In my 20s, I had a great body. I was tall, slim, had good legs, nice breasts, long hair. Men found me attractive, some found me sexy and I used my looks to get what I thought I could get: sex and attention, and to a certain extent relief from chronic fear, anxiety, and sometimes boredom. Of course, I wanted true love but that seemed impossible. The truth was that I looked pretty great on the outside, but emotionally it was another story.
By my 20s, I had suffered from chronic anxiety, low self-esteem, and co-dependency for a lot of years already. I know these are buzz words that a lot of people deride, but for me they were, and still are to an extent, very real experiences. While I knew I was attractive and I knew I was smart, I also believed that no man would really ever care for me in the way I wanted. And much as I tried to make that their fault, I believed deep down that it was a failing in me. I was too sensitive, too shy, too clever, too demanding, too needy, too something.

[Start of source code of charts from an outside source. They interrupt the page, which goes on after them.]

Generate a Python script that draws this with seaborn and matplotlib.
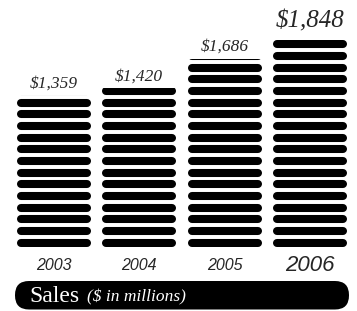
import numpy as np
import pandas as pd
import matplotlib
matplotlib.use("Agg")
import matplotlib.pyplot as plt
import seaborn as sns
from matplotlib.patches import FancyBboxPatch
from matplotlib.transforms import IdentityTransform

################################
# data:
################################

years = ["2003", "2004", "2005", "2006"]
sales = [1359, 1420, 1686, 1848]
value_labels = ["$1,359", "$1,420", "$1,686", "$1,848"]

df = pd.DataFrame({"year": years, "sales": sales})

################################
# style:
################################

H = 311.0
base_px = 246.5               # pixel row of the bar baseline
px_per_unit = 0.1115          # vertical scale, pixels per $ million
stripe_pitch = 11.65 / px_per_unit
stripe_half = 4.0 / px_per_unit
stripe_lw = 5.8               # points (~8 px)
cap_inset = 0.047             # x data units, half the stripe height

sns.set_theme(style="white")
plt.rcParams["font.family"] = ["Liberation Serif", "DejaVu Sans"]

fig = plt.figure(figsize=(3.57, 3.11), dpi=100)
ax = fig.add_axes([0.0318, (H - base_px) / H, 0.956, base_px / H])

sns.barplot(data=df, x="year", y="sales", color="black", width=0.87,
            saturation=1, ax=ax)

ax.set_xlim(-0.5, 3.5)
ax.set_ylim(0, base_px / px_per_unit)
ax.set_axis_off()

# turn each bar into rounded horizontal stripes, clipped to the bar height
visible_tops = []
for p in ax.patches:
    x0 = p.get_x()
    x1 = x0 + p.get_width()
    top = p.get_height()
    p.set_facecolor("none")
    p.set_edgecolor("none")
    yc = stripe_half
    last = yc
    while yc - stripe_half < top:
        ln, = ax.plot([x0 + cap_inset, x1 - cap_inset], [yc, yc], color="black",
                      lw=stripe_lw, solid_capstyle="round")
        ln.set_clip_path(p)
        last = yc
        yc += stripe_pitch
    visible_tops.append(min(top, last + stripe_half))

# value labels above the visible stripes
for i, (vt, lab) in enumerate(zip(visible_tops, value_labels)):
    big = i == len(value_labels) - 1
    ax.annotate(lab, (i, vt), xytext=(0, 9.5 if big else 5.5),
                textcoords="offset points", ha="center", va="baseline",
                fontsize=18 if big else 12.5, fontstyle="italic",
                family="Liberation Serif", annotation_clip=False)

# year labels under bars
for i, y in enumerate(years):
    big = i == len(years) - 1
    ax.annotate(y, (i, 0), xytext=(0, -14), textcoords="offset points",
                ha="center", va="center", fontsize=16 if big else 11.5,
                fontstyle="italic", family="Liberation Sans",
                annotation_clip=False)

# black banner at the bottom
banner = FancyBboxPatch((15, 1.5), 334, 28.5,
                        boxstyle="round,pad=0,rounding_size=14",
                        transform=IdentityTransform(), facecolor="black",
                        edgecolor="none")
fig.patches.append(banner)
fig.text(29 / 357, 15 / H, "Sales", color="white", fontsize=17,
         family="Liberation Serif", ha="left", va="center")
fig.text(87 / 357, 13.5 / H, "($ in millions)", color="white", fontsize=12.5,
         family="Liberation Serif", fontstyle="italic", ha="left", va="center")

fig.savefig("out.png", dpi=100, facecolor="white")
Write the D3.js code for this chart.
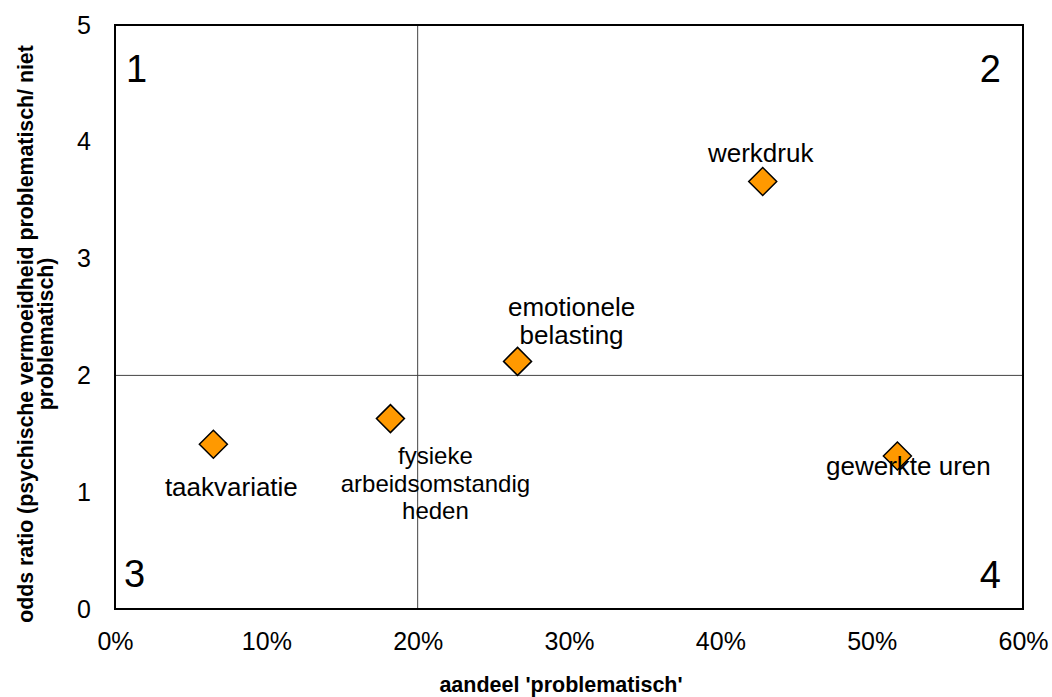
<!DOCTYPE html>
<html>
<head>
<meta charset="utf-8">
<script src="https://cdn.jsdelivr.net/npm/d3@7"></script>
<style>
  html, body { margin: 0; padding: 0; background: #fff; }
  svg { display: block; font-family: "Liberation Sans", Arial, sans-serif; }
</style>
</head>
<body>
<svg id="chart" width="1052" height="697"></svg>
<script>
// ---- data ----
const names = ["taakvariatie", "fysieke arbeidsomstandigheden", "emotionele belasting", "werkdruk", "gewerkte uren"];
const share = [0.065, 0.182, 0.266, 0.428, 0.517];       // aandeel 'problematisch'
const oddsRatio = [1.41, 1.63, 2.12, 3.66, 1.31];       // odds ratio
const labelLines = [
  ["taakvariatie"],
  ["fysieke", "arbeidsomstandig", "heden"],
  ["emotionele", "belasting"],
  ["werkdruk"],
  ["gewerkte uren"]
];
const xTicks = [0, 0.1, 0.2, 0.3, 0.4, 0.5, 0.6];
const yTicks = [0, 1, 2, 3, 4, 5];
const xSplit = 0.2;
const ySplit = 2;
const quadrants = ["1", "2", "3", "4"];
const xTitle = "aandeel 'problematisch'";
const yTitleLines = ["odds ratio (psychische vermoeidheid problematisch/ niet", "problematisch)"];

// ---- layout ----
const L = 115, R = 1023, T = 25, B = 609;
const svg = d3.select("#chart");
const x = d3.scaleLinear().domain([0, 0.6]).range([L, R]);
const y = d3.scaleLinear().domain([0, 5]).range([B, T]);

// quadrant split lines
svg.append("line").attr("x1", x(xSplit)).attr("x2", x(xSplit)).attr("y1", T).attr("y2", B)
  .attr("stroke", "#444").attr("stroke-width", 1);
svg.append("line").attr("x1", L).attr("x2", R).attr("y1", y(ySplit)).attr("y2", y(ySplit))
  .attr("stroke", "#444").attr("stroke-width", 1);

// frame
svg.append("rect").attr("x", L).attr("y", T).attr("width", R - L).attr("height", B - T)
  .attr("fill", "none").attr("stroke", "#000").attr("stroke-width", 2);

// axes
const xAxis = svg.append("g").attr("transform", `translate(0,${B})`)
  .call(d3.axisBottom(x).tickValues(xTicks).tickFormat(d3.format(".0%")).tickSize(0).tickPadding(23));
const yAxis = svg.append("g").attr("transform", `translate(${L},0)`)
  .call(d3.axisLeft(y).tickValues(yTicks).tickFormat(d3.format("d")).tickSize(0).tickPadding(24));
[xAxis, yAxis].forEach(g => {
  g.select(".domain").remove();
  g.selectAll("text").attr("font-size", 25).attr("fill", "#000")
    .attr("font-family", "Liberation Sans, Arial, sans-serif");
});

// quadrant numbers
const qPos = [
  {x: L + 11, y: T + 57, anchor: "start"},
  {x: R - 22, y: T + 57, anchor: "end"},
  {x: L + 9, y: B - 22, anchor: "start"},
  {x: R - 22, y: B - 21, anchor: "end"}
];
svg.selectAll(".q").data(quadrants).enter().append("text")
  .attr("x", (d, i) => qPos[i].x).attr("y", (d, i) => qPos[i].y)
  .attr("text-anchor", (d, i) => qPos[i].anchor)
  .attr("font-size", 38).text(d => d);

// points
const pts = names.map((n, i) => ({name: n, sx: share[i], oy: oddsRatio[i], lines: labelLines[i]}));
const dsz = 14;
svg.selectAll(".pt").data(pts).enter().append("path")
  .attr("transform", d => `translate(${x(d.sx)},${y(d.oy)})`)
  .attr("d", `M0,${-dsz}L${dsz},0L0,${dsz}L${-dsz},0Z`)
  .attr("fill", "#FF9900").attr("stroke", "#000").attr("stroke-width", 1.5);

// label layout (pixels from point: dx to label centre, dy to first baseline, font size)
const labelOffset = [
  {dx: 18, dy: 52, fs: 26},
  {dx: 45, dy: 45.5, fs: 24},
  {dx: 54, dy: -45, fs: 26},
  {dx: -2, dy: -20, fs: 26},
  {dx: 11, dy: 19, fs: 26}
];
const lineH = 27.5;
pts.forEach((d, i) => {
  const t = svg.append("text")
    .attr("text-anchor", "middle").attr("font-size", labelOffset[i].fs).attr("fill", "#000");
  d.lines.forEach((ln, j) => {
    t.append("tspan").attr("x", x(d.sx) + labelOffset[i].dx)
      .attr("y", y(d.oy) + labelOffset[i].dy + j * lineH).text(ln);
  });
});

// axis titles
svg.append("text").attr("x", 561).attr("y", 692).attr("text-anchor", "middle")
  .attr("font-size", 21.5).attr("font-weight", "bold").text(xTitle);
const yt = svg.append("text").attr("transform", "translate(33,334) rotate(-90)")
  .attr("text-anchor", "middle").attr("font-size", 21.3).attr("font-weight", "bold");
yTitleLines.forEach((ln, j) => {
  yt.append("tspan").attr("x", 0).attr("y", j * 20).text(ln);
});
</script>
</body>
</html>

For a while, I tried to be someone else. Someone less smart, more fragile, more independent, less clever, and always thinner, that somehow that would make the difference. But eventually I gave that up until I started to really drink. Alcohol made relationships possible for me. I didn't drink to become more social, I drank to become less afraid. If I drank enough, I could pretend to be somebody else, somebody who didn't care that men abandoned her when she got too needy. Pretend that one-night stands were my idea. Pretend that fighting and jealousy were a given in a relationship. Pretend that monogamy was passe.
I was also spiritually bereft in those thin years. I became an intellectual cynic, a perfect stance for a college professor in the 1970s and 1980s. I had a cruel wit and I used it. I was more and more clever, and more and more unhappy.
So when Vicki talked about her fear of weight loss bringing that earlier person back, I was right there with my own miserable thin self. For being thin and sexy and attractive are completely enmeshed in my body and feelings with misery. No wonder I feel ambivalent about weight loss.